Recorded data:
------------------------

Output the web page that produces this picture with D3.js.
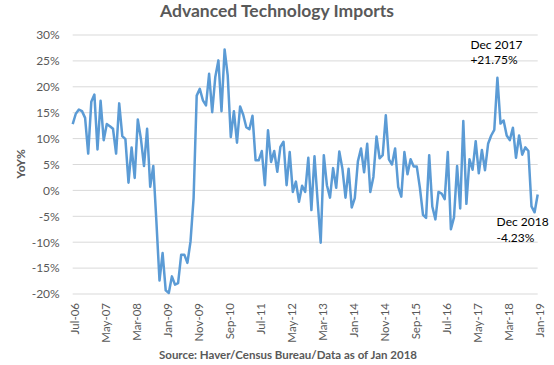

------------------------

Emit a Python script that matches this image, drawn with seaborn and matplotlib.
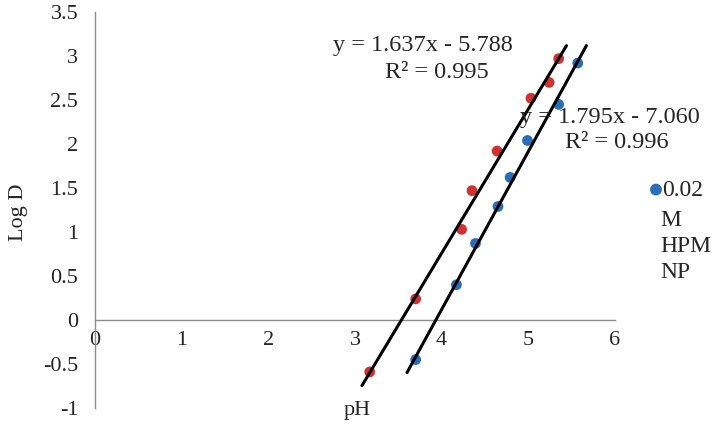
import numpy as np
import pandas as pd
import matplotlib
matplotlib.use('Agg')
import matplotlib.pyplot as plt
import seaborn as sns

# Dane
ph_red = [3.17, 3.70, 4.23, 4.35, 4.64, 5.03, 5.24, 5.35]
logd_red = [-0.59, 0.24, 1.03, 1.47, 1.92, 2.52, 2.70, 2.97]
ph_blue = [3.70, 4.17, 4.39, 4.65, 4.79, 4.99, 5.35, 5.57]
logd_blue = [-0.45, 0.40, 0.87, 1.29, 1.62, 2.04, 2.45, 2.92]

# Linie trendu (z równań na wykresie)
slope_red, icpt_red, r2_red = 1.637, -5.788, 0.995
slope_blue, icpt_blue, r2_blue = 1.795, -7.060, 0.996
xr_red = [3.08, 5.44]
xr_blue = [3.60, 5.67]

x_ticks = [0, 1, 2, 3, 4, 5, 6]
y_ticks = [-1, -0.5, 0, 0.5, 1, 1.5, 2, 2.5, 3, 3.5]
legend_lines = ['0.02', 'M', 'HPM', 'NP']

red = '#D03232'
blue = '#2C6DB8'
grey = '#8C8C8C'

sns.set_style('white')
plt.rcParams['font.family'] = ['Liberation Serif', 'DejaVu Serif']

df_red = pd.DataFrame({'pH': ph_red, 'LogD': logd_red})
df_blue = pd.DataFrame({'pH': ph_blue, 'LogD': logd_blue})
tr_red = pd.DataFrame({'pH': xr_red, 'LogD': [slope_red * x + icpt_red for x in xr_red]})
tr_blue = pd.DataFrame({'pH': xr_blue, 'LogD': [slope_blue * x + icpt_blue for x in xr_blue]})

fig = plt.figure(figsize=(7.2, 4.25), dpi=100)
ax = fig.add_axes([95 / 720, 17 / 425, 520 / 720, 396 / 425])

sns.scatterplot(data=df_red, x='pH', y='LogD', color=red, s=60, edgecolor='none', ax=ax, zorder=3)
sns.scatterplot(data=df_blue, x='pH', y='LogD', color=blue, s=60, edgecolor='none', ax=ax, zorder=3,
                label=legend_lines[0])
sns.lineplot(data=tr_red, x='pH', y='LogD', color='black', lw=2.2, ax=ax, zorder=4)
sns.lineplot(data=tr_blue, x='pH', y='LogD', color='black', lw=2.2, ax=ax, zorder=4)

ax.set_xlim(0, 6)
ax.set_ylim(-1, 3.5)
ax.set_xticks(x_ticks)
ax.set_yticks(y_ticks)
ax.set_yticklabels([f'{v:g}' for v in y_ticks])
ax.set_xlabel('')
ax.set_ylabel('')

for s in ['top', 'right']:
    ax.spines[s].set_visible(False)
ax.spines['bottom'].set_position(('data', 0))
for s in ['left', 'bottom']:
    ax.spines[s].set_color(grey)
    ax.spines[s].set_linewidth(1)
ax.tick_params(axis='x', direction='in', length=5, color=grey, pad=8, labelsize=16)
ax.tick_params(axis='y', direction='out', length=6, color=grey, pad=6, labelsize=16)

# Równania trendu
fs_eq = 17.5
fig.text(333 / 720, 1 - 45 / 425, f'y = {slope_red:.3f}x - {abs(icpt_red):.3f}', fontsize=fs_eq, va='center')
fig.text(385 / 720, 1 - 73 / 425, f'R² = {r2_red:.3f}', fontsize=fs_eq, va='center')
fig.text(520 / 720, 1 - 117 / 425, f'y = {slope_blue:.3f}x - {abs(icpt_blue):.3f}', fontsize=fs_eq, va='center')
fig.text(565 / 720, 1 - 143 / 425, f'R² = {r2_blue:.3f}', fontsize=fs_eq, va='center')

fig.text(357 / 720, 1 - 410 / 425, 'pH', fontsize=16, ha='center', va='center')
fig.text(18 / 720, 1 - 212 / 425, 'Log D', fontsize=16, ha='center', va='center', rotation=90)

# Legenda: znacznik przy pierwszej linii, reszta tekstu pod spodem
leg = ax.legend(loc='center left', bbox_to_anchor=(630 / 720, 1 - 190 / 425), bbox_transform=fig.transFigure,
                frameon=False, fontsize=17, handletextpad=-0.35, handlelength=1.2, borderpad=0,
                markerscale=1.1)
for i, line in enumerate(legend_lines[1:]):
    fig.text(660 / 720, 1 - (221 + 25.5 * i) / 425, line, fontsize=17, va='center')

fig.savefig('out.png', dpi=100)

------------------------

Stated task:
Where does the word "matplotlib" appear? Return each line that holds it.

Exercise response:
Emit a Python script that matches this image, drawn with seaborn and matplotlib.
import matplotlib
matplotlib.use('Agg')
import matplotlib.pyplot as plt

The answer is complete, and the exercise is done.